Solving $t^2=t-1$ gives us $t=\frac{1-\sqrt 3i}{2}(=\alpha), \frac{1+\sqrt 3i}{2}(=\beta)$.
Hence, we have
$$c_{n+1}-\alpha c_n=\beta (c_n-\alpha c_{n-1})=\cdots =\beta^n(c_1-\alpha c_0),$$
$$c_{n+1}-\beta c_n=\alpha (c_n-\beta c_{n-1})=\cdots =\alpha^n(c_1-\beta c_0).$$
Substracting the latter from the former gives you
$$\frac{a_n}{b^n}=c_n=\frac{\beta^n-\alpha^n}{\beta-\alpha}c_1+\frac{\alpha\beta(\alpha^{n-1}-\beta^{n-1})}{\beta-\alpha}c_0.$$
A: Rewrite the recurrence as $a_{n+2} = b a_{n+1} + b^2 a_n$ and use Generating function. This is slower, but more fundamental: $ G(z) = \sum_{k=0}^{\infty} a_k z^k$. You'll need to do a bit of algebra after this. On the LHS you'll have $G(z)$, on the RHS $\sum_{k=0}^{\infty} \varphi(k) z^k$. Now equate the coefficients at $z^n$ and this will be your result.  
A: If I'm correct you made a small error in your quadratic equation.
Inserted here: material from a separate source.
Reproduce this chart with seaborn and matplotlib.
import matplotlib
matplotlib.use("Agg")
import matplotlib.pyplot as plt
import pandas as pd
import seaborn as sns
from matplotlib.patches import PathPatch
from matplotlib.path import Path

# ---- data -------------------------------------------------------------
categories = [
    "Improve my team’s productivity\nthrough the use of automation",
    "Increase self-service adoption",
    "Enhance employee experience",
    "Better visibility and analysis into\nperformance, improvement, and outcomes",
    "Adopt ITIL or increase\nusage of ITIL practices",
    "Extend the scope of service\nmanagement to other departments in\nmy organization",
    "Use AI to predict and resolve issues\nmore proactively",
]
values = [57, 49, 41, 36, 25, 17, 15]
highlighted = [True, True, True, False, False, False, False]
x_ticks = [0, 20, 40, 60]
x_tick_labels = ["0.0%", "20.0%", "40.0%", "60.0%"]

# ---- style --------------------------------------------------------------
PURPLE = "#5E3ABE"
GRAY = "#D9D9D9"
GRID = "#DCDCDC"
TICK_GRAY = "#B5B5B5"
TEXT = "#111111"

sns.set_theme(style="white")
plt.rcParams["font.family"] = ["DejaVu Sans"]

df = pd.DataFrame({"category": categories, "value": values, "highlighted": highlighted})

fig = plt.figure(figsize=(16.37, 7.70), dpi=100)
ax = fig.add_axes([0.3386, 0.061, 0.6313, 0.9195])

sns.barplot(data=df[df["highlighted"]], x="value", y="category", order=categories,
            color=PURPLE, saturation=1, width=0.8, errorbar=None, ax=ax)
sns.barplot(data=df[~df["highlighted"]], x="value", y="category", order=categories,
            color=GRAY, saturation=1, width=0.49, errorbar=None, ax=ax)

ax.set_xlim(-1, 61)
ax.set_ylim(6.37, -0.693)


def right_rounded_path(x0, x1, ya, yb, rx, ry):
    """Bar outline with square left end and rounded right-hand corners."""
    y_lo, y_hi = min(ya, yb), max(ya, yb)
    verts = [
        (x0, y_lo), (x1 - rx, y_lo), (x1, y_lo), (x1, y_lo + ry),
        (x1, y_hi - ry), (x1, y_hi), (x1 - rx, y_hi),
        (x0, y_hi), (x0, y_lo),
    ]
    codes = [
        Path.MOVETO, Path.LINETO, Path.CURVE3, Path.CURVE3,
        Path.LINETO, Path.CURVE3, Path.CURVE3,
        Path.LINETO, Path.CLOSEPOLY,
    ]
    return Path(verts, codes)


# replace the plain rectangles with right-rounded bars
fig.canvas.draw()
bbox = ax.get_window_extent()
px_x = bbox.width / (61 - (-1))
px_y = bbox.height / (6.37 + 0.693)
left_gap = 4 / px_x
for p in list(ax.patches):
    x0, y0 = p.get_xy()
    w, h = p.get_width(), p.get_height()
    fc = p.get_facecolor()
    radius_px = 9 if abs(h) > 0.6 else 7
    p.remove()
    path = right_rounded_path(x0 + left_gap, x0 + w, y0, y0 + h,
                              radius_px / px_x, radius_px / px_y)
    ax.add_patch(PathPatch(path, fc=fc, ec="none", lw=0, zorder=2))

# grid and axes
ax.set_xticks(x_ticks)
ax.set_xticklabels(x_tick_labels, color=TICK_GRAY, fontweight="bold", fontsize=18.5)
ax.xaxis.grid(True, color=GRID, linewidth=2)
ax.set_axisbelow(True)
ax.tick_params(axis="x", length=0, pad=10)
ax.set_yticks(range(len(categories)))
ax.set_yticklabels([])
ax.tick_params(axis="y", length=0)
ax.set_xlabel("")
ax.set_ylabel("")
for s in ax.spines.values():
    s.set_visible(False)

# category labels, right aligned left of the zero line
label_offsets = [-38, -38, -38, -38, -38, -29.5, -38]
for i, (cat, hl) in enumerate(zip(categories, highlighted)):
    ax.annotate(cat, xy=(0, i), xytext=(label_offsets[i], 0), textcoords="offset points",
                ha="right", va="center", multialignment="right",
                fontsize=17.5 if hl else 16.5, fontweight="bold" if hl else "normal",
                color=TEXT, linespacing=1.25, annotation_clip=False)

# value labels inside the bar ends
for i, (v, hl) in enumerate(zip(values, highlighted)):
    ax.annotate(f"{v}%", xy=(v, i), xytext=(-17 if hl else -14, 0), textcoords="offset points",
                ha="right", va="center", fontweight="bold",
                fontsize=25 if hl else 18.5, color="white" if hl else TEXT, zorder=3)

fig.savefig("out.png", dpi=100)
Substituting $a_n=t^n$ gives:
$$t^n=bt^{n-1}+b^2t^{n-2}\quad\Longrightarrow\quad t^2-bt-b^2=0.$$
This equation has two roots: $t_1=\varphi b$ and $t_2=\psi b$, where:
$$\varphi=\frac{1+\sqrt{5}}{2}, \qquad\psi=\frac{1-\sqrt{5}}{2}.$$
The solution is now given by a combination of these two solutions:
$$a_n = \alpha t_1 + \beta t_2 = \alpha(\varphi b)^n + \beta(\psi b)^n = \left(\alpha\varphi^n+\beta\psi^n\right)b^n.$$
Finally, $\alpha$ and $\beta$ depend on the choices for $a_0$ and $a_1$. Choose $\alpha$ and $\beta$ such that the solution gives the correct values for $a_0$ and $a_1$, so:
$$\alpha + \beta = a_0, \qquad \left(\alpha\varphi+\beta\psi\right)b=a_1.$$
Solving this set of equation leads to:
$$\alpha=\frac{a_1-a_0\psi b}{(\varphi-\psi)b}, \qquad \beta=\frac{a_0\varphi b-a_1}{(\varphi-\psi)b}.$$
The expression for $a_n$ together with the expressions for $\varphi,\psi,\alpha$ and $\beta$ constitute the solution.
A: The approach suggested by Alex appears the correct way to go. 
The other answers assume that $\frac{a_{n+1}}{a_n} = a$
I do not see how such an assumption is made from the given question.
PS: I should have added this as a comment rather than an answer, but I do not have enough credits to post a comment. Apologies.